Among the enormous metabolic activities the liver performs, it also includes regulating the level of blood glucose. During periods of food consumption, pancreatic beta cells sense the rise in blood glucose and begin to secrete the hormone insulin. Insulin binds to many cells in the body having appropriate receptors for the peptide hormone and causes a general uptake in cellular glucose. In the liver, insulin causes the uptake of glucose as well as the synthesis of glycogen, a glucose storage polymer. In this way, the liver is able to remove excessive levels of blood glucose through the action of insulin.

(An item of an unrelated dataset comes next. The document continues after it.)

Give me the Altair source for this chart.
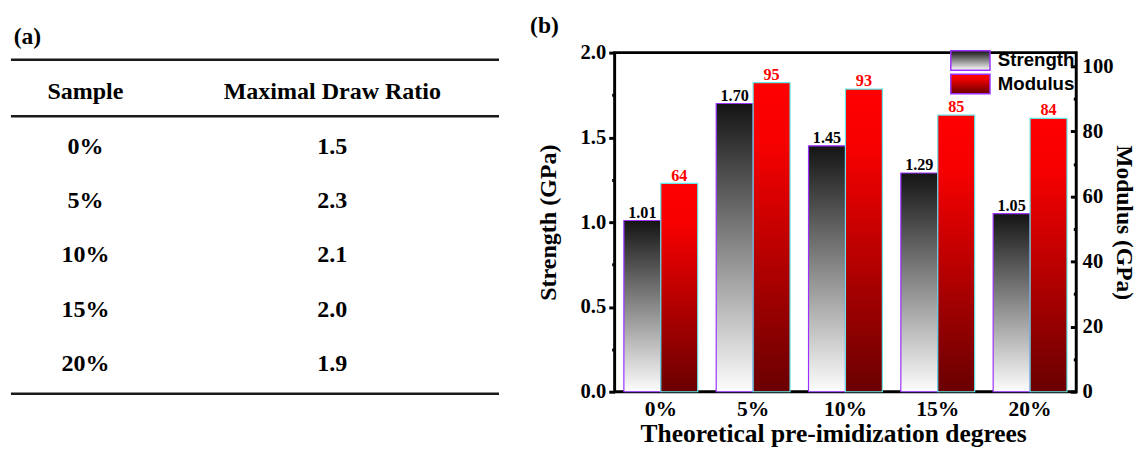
import altair as alt
import pandas as pd

# ---------------- data ----------------
table_headers = ["Sample", "Maximal Draw Ratio"]
samples = ["0%", "5%", "10%", "15%", "20%"]
draw_ratio = ["1.5", "2.3", "2.1", "2.0", "1.9"]

degrees = ["0%", "5%", "10%", "15%", "20%"]
strength = [1.01, 1.70, 1.45, 1.29, 1.05]
modulus = [64, 95, 93, 85, 84]
series = ["Strength", "Modulus"]

serif = "Liberation Serif"
sans = "Liberation Sans"

# ---------------- (a) table ----------------
cells = pd.DataFrame(
    {
        "row": [0, 0] + list(range(1, len(samples) + 1)) * 2,
        "col": [0, 1] + [0] * len(samples) + [1] * len(samples),
        "label": table_headers + samples + draw_ratio,
    }
)
rules = pd.DataFrame({"row": [-0.6, 0.44, len(samples) + 0.54]})

ty = alt.Scale(domain=[-0.73, 6.297], reverse=True)
tx = alt.Scale(domain=[-0.3016, 1.675])

table_text = alt.Chart(cells).mark_text(
    font=serif, fontSize=24.5, fontWeight="bold", color="black", align="center", baseline="middle"
).encode(
    x=alt.X("col:Q", scale=tx, axis=None),
    y=alt.Y("row:Q", scale=ty, axis=None),
    text="label:N",
)
table_rules = alt.Chart(rules).mark_rule(color="#1a1a1a", strokeWidth=2.5).encode(
    y=alt.Y("row:Q", scale=ty, axis=None)
)
table = alt.layer(table_rules, table_text).properties(
    width=498,
    height=390,
    title=alt.Title("(a)", anchor="start", font=serif, fontSize=24, fontWeight="bold",
                    color="black", offset=4, dx=4),
    view=alt.ViewBackground(stroke="transparent"),
)

# ---------------- (b) bar chart ----------------
def grad(stops):
    s = ", ".join("{offset: %s, color: '%s'}" % (o, c) for o, c in stops)
    return {"expr": "{gradient: 'linear', x1: 0, y1: 0, x2: 0, y2: 1, stops: [%s]}" % s}

fill_scale = alt.Scale(
    domain=series,
    range=[
        grad([(0, "#141414"), (1, "#fdfdfd")]),
        grad([(0, "#ff0000"), (0.2, "#f60000"), (1, "#6a0000")]),
    ],
)
legend = alt.Legend(
    orient="none", legendX=352, legendY=-3, padding=0,
    symbolType="M-2,-1H2V1H-2Z", symbolSize=400,
    symbolStrokeColor="#9b30ff", symbolStrokeWidth=1.5, symbolOpacity=1,
    labelFont=sans, labelFontWeight="bold", labelFontSize=19, labelColor="black",
    labelOffset=17, rowPadding=-4,
)

sdf = pd.DataFrame({"degree": degrees, "series": series[0], "value": strength})
mdf = pd.DataFrame({"degree": degrees, "series": series[1], "value": modulus})

x_enc = alt.X(
    "degree:N", sort=degrees,
    scale=alt.Scale(paddingInner=0.2, paddingOuter=0.1),
    title="Theoretical pre-imidization degrees",
    axis=alt.Axis(labelAngle=0, ticks=False, domain=False, labelPadding=7,
                  labelFont=serif, labelFontSize=22, labelFontWeight="bold", labelColor="black",
                  titleFont=serif, titleFontSize=26, titleFontWeight="bold", titleColor="black",
                  titlePadding=2, titleX=223),
)
xo_enc = alt.XOffset("series:N", scale=alt.Scale(domain=series, paddingInner=0, paddingOuter=0))

left_axis = alt.Axis(
    orient="left", values=[i * 0.25 for i in range(9)],
    labelExpr="datum.value % 0.5 == 0 ? format(datum.value, '.1f') : ''",
    tickSize={"condition": {"test": "datum.value % 0.5 == 0", "value": 6}, "value": 3},
    tickWidth=3, tickColor="black", domain=False, grid=False,
    labelFont=serif, labelFontSize=21, labelFontWeight="bold", labelColor="black", labelPadding=3,
    titleFont=serif, titleFontSize=24.5, titleFontWeight="bold", titleColor="black", titlePadding=20,
)
right_axis = alt.Axis(
    orient="right", values=list(range(0, 101, 10)),
    labelExpr="datum.value % 20 == 0 ? format(datum.value, 'd') : ''",
    tickSize={"condition": {"test": "datum.value % 20 == 0", "value": -6}, "value": -3},
    tickWidth=3, tickColor="black", domain=False, grid=False,
    labelFont=serif, labelFontSize=21, labelFontWeight="bold", labelColor="black", labelPadding=12,
    titleFont=serif, titleFontSize=24, titleFontWeight="bold", titleColor="black", titlePadding=-1,
    titleAngle=90,
)

ys = alt.Y("value:Q", scale=alt.Scale(domain=[0, 2]), axis=left_axis, title="Strength (GPa)")
ym = alt.Y("value:Q", scale=alt.Scale(domain=[0, 104.2]), axis=right_axis, title="Modulus (GPa)")

sbars = alt.Chart(sdf).mark_bar(stroke="#9b30ff", strokeWidth=1.2).encode(
    x=x_enc, xOffset=xo_enc, y=ys,
    fill=alt.Fill("series:N", scale=fill_scale, legend=legend, title=None),
)
stext = alt.Chart(sdf).mark_text(
    font=serif, fontSize=16.5, fontWeight="bold", color="black", baseline="alphabetic", dy=-3
).encode(x=x_enc, xOffset=xo_enc, y=ys, text=alt.Text("value:Q", format=".2f"))

mbars = alt.Chart(mdf).mark_bar(stroke="#66e6e6", strokeWidth=1.2).encode(
    x=x_enc, xOffset=xo_enc, y=ym,
    fill=alt.Fill("series:N", scale=fill_scale, legend=legend, title=None),
)
mtext = alt.Chart(mdf).mark_text(
    font=serif, fontSize=16.5, fontWeight="bold", color="#ff0000", baseline="alphabetic", dy=-3
).encode(x=x_enc, xOffset=xo_enc, y=ym, text=alt.Text("value:Q", format="d"))

plot = alt.layer(
    alt.layer(sbars, stext),
    alt.layer(mbars, mtext),
).resolve_scale(y="independent").properties(
    width=471,
    height=346,
    title=alt.Title("(b)", anchor="start", font=serif, fontSize=24, fontWeight="bold",
                    color="black", offset=4, dx=-6),
    view=alt.ViewBackground(stroke="black", strokeWidth=3),
)

chart = alt.hconcat(table, plot, spacing=28).resolve_scale(fill="independent").resolve_legend(
    fill="independent"
).properties(padding={"left": 1, "top": 0, "right": 0, "bottom": 0}, background="white")

chart.save("out.html", embed_options={"renderer": "svg", "actions": False})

In contrast, the hormone glucagons is secreted into the bloodstream by pancreatic alpha cells upon sensing falling levels of blood glucose. Upon binding to targeted cells such as skeletal muscle and brain cells, glucagon acts to decrease the amount of glucose in the bloodstream. This hormone inhibits the uptake of glucose by muscle and other cells and promotes the breakdown of glycogen in the liver in order to release glucose into the blood. Glucagon also promotes gluconeogenesis, a process involving the synthesis of glucose from amino acid precursors. Through the effects of both glucagon and insulin, blood glucose can usually be regulated in concentrations between 70 and 115mg/100 ml of blood.
Other hormones of importance in glucose regulation are epinephrine and cortisol. Both hormones are secreted from the adrenal glands, however, epinephrine mimics the effects of glucagon while cortisol mobilizes glucose during periods of emotional stress or exercise.

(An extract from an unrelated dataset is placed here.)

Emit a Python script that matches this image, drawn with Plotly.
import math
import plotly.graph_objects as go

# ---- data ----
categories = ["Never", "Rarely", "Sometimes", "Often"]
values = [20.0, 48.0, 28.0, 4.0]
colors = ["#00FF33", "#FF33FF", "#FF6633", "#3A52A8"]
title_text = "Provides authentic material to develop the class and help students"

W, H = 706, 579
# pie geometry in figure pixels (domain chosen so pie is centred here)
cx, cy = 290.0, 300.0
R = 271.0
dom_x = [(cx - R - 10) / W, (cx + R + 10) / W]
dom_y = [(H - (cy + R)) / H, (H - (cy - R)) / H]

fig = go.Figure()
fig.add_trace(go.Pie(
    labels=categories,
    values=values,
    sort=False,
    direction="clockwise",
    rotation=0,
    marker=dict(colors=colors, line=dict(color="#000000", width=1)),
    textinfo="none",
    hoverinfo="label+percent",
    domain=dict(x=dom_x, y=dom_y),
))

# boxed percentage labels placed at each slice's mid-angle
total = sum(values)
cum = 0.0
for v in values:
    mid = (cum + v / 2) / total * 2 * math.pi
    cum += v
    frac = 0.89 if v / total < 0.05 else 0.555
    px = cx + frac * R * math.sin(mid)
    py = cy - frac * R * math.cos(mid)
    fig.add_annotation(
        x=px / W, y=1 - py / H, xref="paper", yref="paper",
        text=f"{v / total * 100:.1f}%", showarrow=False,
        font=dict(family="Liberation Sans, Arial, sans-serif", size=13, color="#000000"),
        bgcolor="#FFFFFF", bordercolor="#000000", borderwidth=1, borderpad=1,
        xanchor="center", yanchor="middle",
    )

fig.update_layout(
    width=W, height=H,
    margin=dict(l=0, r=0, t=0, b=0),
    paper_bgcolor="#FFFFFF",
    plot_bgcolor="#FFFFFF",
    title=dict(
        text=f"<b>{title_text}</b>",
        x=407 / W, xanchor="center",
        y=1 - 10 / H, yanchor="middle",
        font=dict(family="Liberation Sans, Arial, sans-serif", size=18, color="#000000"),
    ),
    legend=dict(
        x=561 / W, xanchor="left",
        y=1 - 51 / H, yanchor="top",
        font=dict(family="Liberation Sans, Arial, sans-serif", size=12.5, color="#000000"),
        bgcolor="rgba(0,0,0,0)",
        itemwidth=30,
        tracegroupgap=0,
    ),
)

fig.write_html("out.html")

Despite the liver's unique ability to maintain homeostatic levels of blood glucose, it only stores enough for a twenty-four hour period of fasting. After twenty four hours, the tissues in the body that preferentially rely on glucose, particularly the brain and skeletal muscle, must seek an alternative energy source. During fasting periods, when the insulin to glucagons ratio is low, adipose tissue begins to release fatty acids into the bloodstream. Fatty acids are long hydrocarbon chains consisting of single carboxylic acid group and are not very soluble in water. Skeletal muscle begins to use fatty acids for energy during resting conditions; however, the brain cannot afford the same luxury. Fatty acids are too long and bulky to cross the blood-brain barrier. Therefore, proteins from various body tissues are broken down into amino acids and used by the liver to produce glucose for the brain and muscle. This process is known as gluconeogenesis or "the production of new glucose." If fasting is prolonged for more than a day, the body enters a state called ketosis. Ketosis comes from the root word ketones and indicates a carbon atom with two side groups bonded to an oxygen atom. Ketones are produced when there is no longer enough oxaloacetate in the mitochondria of cells to condense with acetyl CoA formed from fatty acids. Oxaloacetate is a four-carbon compound that begins the first reaction of the Krebs Cycle, a cycle containing a series of reactions that produces high-energy species to eventually be used to produce energy for the cell. Since oxaloacetate is formed from pyruvate (a metabolite of glucose), a certain level of carbohydrate is required in order to burn fats. Otherwise, fatty acids cannot be completely broken down and ketones will be produced.